## START Information supplied
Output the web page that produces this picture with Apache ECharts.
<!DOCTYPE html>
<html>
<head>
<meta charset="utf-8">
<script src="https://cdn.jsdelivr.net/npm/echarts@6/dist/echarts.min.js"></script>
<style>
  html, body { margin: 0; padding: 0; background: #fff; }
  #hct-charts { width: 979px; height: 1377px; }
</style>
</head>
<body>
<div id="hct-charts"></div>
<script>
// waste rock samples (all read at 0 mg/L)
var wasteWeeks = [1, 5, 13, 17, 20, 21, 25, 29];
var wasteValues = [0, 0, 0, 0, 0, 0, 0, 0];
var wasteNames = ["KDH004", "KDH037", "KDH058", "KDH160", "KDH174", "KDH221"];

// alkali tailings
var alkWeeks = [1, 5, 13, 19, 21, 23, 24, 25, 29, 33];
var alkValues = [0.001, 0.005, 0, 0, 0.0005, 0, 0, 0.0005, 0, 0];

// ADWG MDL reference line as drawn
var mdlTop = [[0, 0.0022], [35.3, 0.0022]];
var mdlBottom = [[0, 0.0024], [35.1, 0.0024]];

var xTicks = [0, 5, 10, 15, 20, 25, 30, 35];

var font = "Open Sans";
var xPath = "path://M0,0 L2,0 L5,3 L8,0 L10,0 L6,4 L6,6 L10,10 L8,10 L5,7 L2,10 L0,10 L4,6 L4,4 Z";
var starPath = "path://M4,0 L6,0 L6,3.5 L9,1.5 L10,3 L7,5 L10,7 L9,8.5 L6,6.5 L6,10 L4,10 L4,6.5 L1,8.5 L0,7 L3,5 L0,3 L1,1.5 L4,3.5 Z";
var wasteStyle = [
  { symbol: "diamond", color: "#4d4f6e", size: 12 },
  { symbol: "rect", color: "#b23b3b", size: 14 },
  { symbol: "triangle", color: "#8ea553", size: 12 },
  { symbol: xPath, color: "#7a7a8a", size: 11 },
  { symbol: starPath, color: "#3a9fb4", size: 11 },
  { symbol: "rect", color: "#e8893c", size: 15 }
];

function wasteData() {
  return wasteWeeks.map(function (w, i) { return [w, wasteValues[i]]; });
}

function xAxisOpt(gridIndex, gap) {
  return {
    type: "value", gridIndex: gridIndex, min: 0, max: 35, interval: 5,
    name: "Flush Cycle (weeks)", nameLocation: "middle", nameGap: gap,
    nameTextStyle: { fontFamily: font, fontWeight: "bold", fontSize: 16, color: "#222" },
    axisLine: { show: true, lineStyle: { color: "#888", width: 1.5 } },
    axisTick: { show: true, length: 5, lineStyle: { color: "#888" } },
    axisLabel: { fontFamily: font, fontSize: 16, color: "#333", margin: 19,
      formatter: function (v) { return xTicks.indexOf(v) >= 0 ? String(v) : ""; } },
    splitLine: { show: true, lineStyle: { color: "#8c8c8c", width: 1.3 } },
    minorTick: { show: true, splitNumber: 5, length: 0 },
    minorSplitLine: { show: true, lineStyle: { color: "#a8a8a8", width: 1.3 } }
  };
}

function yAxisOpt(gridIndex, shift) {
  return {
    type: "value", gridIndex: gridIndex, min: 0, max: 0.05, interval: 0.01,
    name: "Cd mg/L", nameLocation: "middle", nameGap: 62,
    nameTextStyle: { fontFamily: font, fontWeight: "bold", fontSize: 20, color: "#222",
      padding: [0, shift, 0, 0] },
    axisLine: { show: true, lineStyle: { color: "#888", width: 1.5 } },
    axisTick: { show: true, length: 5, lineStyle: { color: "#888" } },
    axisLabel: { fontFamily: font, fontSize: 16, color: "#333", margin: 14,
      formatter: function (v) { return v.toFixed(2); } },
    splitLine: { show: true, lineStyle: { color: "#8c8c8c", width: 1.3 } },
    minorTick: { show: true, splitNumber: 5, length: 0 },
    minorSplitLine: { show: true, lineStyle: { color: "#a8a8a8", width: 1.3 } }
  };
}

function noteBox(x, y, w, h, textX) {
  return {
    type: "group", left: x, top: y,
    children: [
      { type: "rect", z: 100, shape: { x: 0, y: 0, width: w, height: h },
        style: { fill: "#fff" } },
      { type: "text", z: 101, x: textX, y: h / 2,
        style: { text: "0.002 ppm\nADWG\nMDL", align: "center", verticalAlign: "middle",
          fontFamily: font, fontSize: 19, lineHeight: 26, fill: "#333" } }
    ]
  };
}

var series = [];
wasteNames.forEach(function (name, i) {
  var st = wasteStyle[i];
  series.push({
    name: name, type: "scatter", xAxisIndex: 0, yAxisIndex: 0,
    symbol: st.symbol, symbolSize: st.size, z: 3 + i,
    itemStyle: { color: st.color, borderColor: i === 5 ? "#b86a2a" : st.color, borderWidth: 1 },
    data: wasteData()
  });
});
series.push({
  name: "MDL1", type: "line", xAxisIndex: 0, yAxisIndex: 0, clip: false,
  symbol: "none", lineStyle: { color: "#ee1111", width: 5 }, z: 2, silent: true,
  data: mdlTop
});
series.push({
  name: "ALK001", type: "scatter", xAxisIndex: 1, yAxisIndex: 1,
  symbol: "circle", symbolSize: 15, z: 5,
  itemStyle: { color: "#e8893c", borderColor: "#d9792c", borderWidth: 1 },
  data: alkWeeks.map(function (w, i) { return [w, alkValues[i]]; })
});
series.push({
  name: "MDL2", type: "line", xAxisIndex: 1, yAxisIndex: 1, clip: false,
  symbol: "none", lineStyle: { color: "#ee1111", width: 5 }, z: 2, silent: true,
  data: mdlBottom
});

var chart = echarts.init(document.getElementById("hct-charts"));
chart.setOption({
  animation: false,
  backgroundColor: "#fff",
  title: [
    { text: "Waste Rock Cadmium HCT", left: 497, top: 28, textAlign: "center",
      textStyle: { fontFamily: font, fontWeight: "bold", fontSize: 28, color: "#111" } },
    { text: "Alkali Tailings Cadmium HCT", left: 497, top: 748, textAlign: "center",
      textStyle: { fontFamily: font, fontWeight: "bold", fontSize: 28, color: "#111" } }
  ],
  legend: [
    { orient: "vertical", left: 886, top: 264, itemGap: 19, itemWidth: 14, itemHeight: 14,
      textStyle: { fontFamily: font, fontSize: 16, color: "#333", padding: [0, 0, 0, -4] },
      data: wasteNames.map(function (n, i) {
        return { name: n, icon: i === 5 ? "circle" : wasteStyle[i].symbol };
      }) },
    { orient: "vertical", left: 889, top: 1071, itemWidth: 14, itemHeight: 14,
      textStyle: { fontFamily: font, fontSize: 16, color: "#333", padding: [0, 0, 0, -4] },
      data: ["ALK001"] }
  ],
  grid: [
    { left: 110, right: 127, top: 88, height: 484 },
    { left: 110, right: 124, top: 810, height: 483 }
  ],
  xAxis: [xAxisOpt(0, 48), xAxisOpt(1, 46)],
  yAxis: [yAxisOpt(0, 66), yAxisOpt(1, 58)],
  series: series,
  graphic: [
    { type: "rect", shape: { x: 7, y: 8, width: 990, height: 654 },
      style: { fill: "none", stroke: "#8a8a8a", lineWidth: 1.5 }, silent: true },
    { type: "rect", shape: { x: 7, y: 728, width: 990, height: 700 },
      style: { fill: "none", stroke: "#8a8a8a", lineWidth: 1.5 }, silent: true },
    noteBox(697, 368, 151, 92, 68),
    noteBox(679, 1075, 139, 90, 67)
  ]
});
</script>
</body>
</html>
## END Information supplied
*Directions for this task*: From the preceding material, extract every line exactly.

*Completed task*:
Output the web page that produces this picture with Apache ECharts.
<!DOCTYPE html>
<html>
<head>
<meta charset="utf-8">
<script src="https://cdn.jsdelivr.net/npm/echarts@6/dist/echarts.min.js"></script>
<style>
  html, body { margin: 0; padding: 0; background: #fff; }
  #hct-charts { width: 979px; height: 1377px; }
</style>
</head>
<body>
<div id="hct-charts"></div>
<script>
// waste rock samples (all read at 0 mg/L)
var wasteWeeks = [1, 5, 13, 17, 20, 21, 25, 29];
var wasteValues = [0, 0, 0, 0, 0, 0, 0, 0];
var wasteNames = ["KDH004", "KDH037", "KDH058", "KDH160", "KDH174", "KDH221"];

// alkali tailings
var alkWeeks = [1, 5, 13, 19, 21, 23, 24, 25, 29, 33];
var alkValues = [0.001, 0.005, 0, 0, 0.0005, 0, 0, 0.0005, 0, 0];

// ADWG MDL reference line as drawn
var mdlTop = [[0, 0.0022], [35.3, 0.0022]];
var mdlBottom = [[0, 0.0024], [35.1, 0.0024]];

var xTicks = [0, 5, 10, 15, 20, 25, 30, 35];

var font = "Open Sans";
var xPath = "path://M0,0 L2,0 L5,3 L8,0 L10,0 L6,4 L6,6 L10,10 L8,10 L5,7 L2,10 L0,10 L4,6 L4,4 Z";
var starPath = "path://M4,0 L6,0 L6,3.5 L9,1.5 L10,3 L7,5 L10,7 L9,8.5 L6,6.5 L6,10 L4,10 L4,6.5 L1,8.5 L0,7 L3,5 L0,3 L1,1.5 L4,3.5 Z";
var wasteStyle = [
  { symbol: "diamond", color: "#4d4f6e", size: 12 },
  { symbol: "rect", color: "#b23b3b", size: 14 },
  { symbol: "triangle", color: "#8ea553", size: 12 },
  { symbol: xPath, color: "#7a7a8a", size: 11 },
  { symbol: starPath, color: "#3a9fb4", size: 11 },
  { symbol: "rect", color: "#e8893c", size: 15 }
];

function wasteData() {
  return wasteWeeks.map(function (w, i) { return [w, wasteValues[i]]; });
}

function xAxisOpt(gridIndex, gap) {
  return {
    type: "value", gridIndex: gridIndex, min: 0, max: 35, interval: 5,
    name: "Flush Cycle (weeks)", nameLocation: "middle", nameGap: gap,
    nameTextStyle: { fontFamily: font, fontWeight: "bold", fontSize: 16, color: "#222" },
    axisLine: { show: true, lineStyle: { color: "#888", width: 1.5 } },
    axisTick: { show: true, length: 5, lineStyle: { color: "#888" } },
    axisLabel: { fontFamily: font, fontSize: 16, color: "#333", margin: 19,
      formatter: function (v) { return xTicks.indexOf(v) >= 0 ? String(v) : ""; } },
    splitLine: { show: true, lineStyle: { color: "#8c8c8c", width: 1.3 } },
    minorTick: { show: true, splitNumber: 5, length: 0 },
    minorSplitLine: { show: true, lineStyle: { color: "#a8a8a8", width: 1.3 } }
  };
}

function yAxisOpt(gridIndex, shift) {
  return {
    type: "value", gridIndex: gridIndex, min: 0, max: 0.05, interval: 0.01,
    name: "Cd mg/L", nameLocation: "middle", nameGap: 62,
    nameTextStyle: { fontFamily: font, fontWeight: "bold", fontSize: 20, color: "#222",
      padding: [0, shift, 0, 0] },
    axisLine: { show: true, lineStyle: { color: "#888", width: 1.5 } },
    axisTick: { show: true, length: 5, lineStyle: { color: "#888" } },
    axisLabel: { fontFamily: font, fontSize: 16, color: "#333", margin: 14,
      formatter: function (v) { return v.toFixed(2); } },
    splitLine: { show: true, lineStyle: { color: "#8c8c8c", width: 1.3 } },
    minorTick: { show: true, splitNumber: 5, length: 0 },
    minorSplitLine: { show: true, lineStyle: { color: "#a8a8a8", width: 1.3 } }
  };
}

function noteBox(x, y, w, h, textX) {
  return {
    type: "group", left: x, top: y,
    children: [
      { type: "rect", z: 100, shape: { x: 0, y: 0, width: w, height: h },
        style: { fill: "#fff" } },
      { type: "text", z: 101, x: textX, y: h / 2,
        style: { text: "0.002 ppm\nADWG\nMDL", align: "center", verticalAlign: "middle",
          fontFamily: font, fontSize: 19, lineHeight: 26, fill: "#333" } }
    ]
  };
}

var series = [];
wasteNames.forEach(function (name, i) {
  var st = wasteStyle[i];
  series.push({
    name: name, type: "scatter", xAxisIndex: 0, yAxisIndex: 0,
    symbol: st.symbol, symbolSize: st.size, z: 3 + i,
    itemStyle: { color: st.color, borderColor: i === 5 ? "#b86a2a" : st.color, borderWidth: 1 },
    data: wasteData()
  });
});
series.push({
  name: "MDL1", type: "line", xAxisIndex: 0, yAxisIndex: 0, clip: false,
  symbol: "none", lineStyle: { color: "#ee1111", width: 5 }, z: 2, silent: true,
  data: mdlTop
});
series.push({
  name: "ALK001", type: "scatter", xAxisIndex: 1, yAxisIndex: 1,
  symbol: "circle", symbolSize: 15, z: 5,
  itemStyle: { color: "#e8893c", borderColor: "#d9792c", borderWidth: 1 },
  data: alkWeeks.map(function (w, i) { return [w, alkValues[i]]; })
});
series.push({
  name: "MDL2", type: "line", xAxisIndex: 1, yAxisIndex: 1, clip: false,
  symbol: "none", lineStyle: { color: "#ee1111", width: 5 }, z: 2, silent: true,
  data: mdlBottom
});

var chart = echarts.init(document.getElementById("hct-charts"));
chart.setOption({
  animation: false,
  backgroundColor: "#fff",
  title: [
    { text: "Waste Rock Cadmium HCT", left: 497, top: 28, textAlign: "center",
      textStyle: { fontFamily: font, fontWeight: "bold", fontSize: 28, color: "#111" } },
    { text: "Alkali Tailings Cadmium HCT", left: 497, top: 748, textAlign: "center",
      textStyle: { fontFamily: font, fontWeight: "bold", fontSize: 28, color: "#111" } }
  ],
  legend: [
    { orient: "vertical", left: 886, top: 264, itemGap: 19, itemWidth: 14, itemHeight: 14,
      textStyle: { fontFamily: font, fontSize: 16, color: "#333", padding: [0, 0, 0, -4] },
      data: wasteNames.map(function (n, i) {
        return { name: n, icon: i === 5 ? "circle" : wasteStyle[i].symbol };
      }) },
    { orient: "vertical", left: 889, top: 1071, itemWidth: 14, itemHeight: 14,
      textStyle: { fontFamily: font, fontSize: 16, color: "#333", padding: [0, 0, 0, -4] },
      data: ["ALK001"] }
  ],
  grid: [
    { left: 110, right: 127, top: 88, height: 484 },
    { left: 110, right: 124, top: 810, height: 483 }
  ],
  xAxis: [xAxisOpt(0, 48), xAxisOpt(1, 46)],
  yAxis: [yAxisOpt(0, 66), yAxisOpt(1, 58)],
  series: series,
  graphic: [
    { type: "rect", shape: { x: 7, y: 8, width: 990, height: 654 },
      style: { fill: "none", stroke: "#8a8a8a", lineWidth: 1.5 }, silent: true },
    { type: "rect", shape: { x: 7, y: 728, width: 990, height: 700 },
      style: { fill: "none", stroke: "#8a8a8a", lineWidth: 1.5 }, silent: true },
    noteBox(697, 368, 151, 92, 68),
    noteBox(679, 1075, 139, 90, 67)
  ]
});
</script>
</body>
</html>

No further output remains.